Market analysts say the agreement arrives at a critical moment. With the U.S. rapidly expanding its biofuel capacity, domestic demand has strengthened, making renewed Chinese buying power especially meaningful. Early market reaction was positive, though prices retreated from overnight highs as traders sought clarity on the details.
One key uncertainty is whether the 12 mmt committed for this year represents brand-new business or includes the roughly 6 mmt already purchased earlier in the year. If the full amount is additional, it could help the U.S. close out the season with comfortable but not burdensome ending stocks, giving futures some support.
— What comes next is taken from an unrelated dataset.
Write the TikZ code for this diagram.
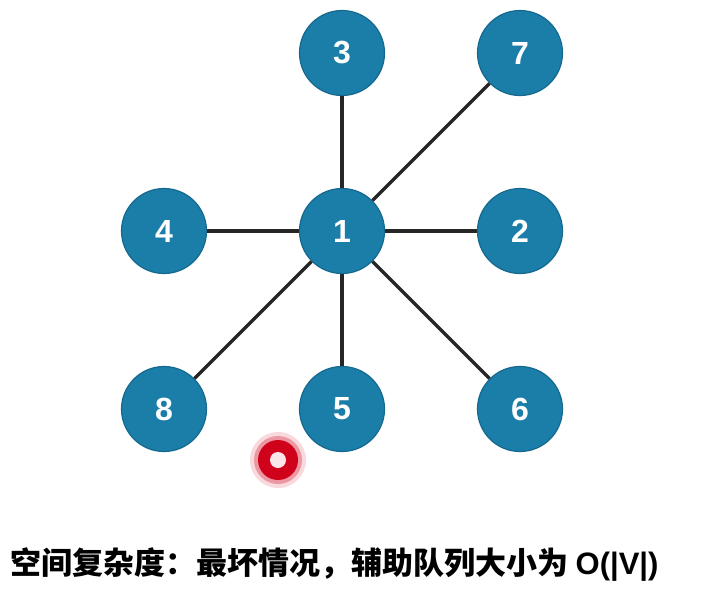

USDA officials, however, have signaled that the 12 mmt should be viewed as entirely new business for the upcoming marketing year, and that all stated purchase levels are minimums rather than limits. That framing has strengthened confidence in the deal’s value, with expectations that Chinese demand could exceed the baseline figures, especially in strong consumption years.
Early indications also suggest Chinese buyers are already testing the market for additional shipments, inquiring about December Gulf bids a signal that importers may be preparing to accelerate purchases before year-end. Analysts say stronger basis levels along the Mississippi River and Pacific Northwest rail system would confirm follow-through.
Looking ahead, most of the 25 mmt annual commitment is expected to ship between September and January, the peak export window for U.S. soybeans. Should any portion of those volumes be shifted earlier, it could further tighten supplies and open a pathway for price rallies particularly if weather issues arise in Brazil or the United States.
For now, the agreement is being viewed as a net positive: a stabilizing force in an uncertain global market and a much-needed signal of demand consistency for American soybean producers.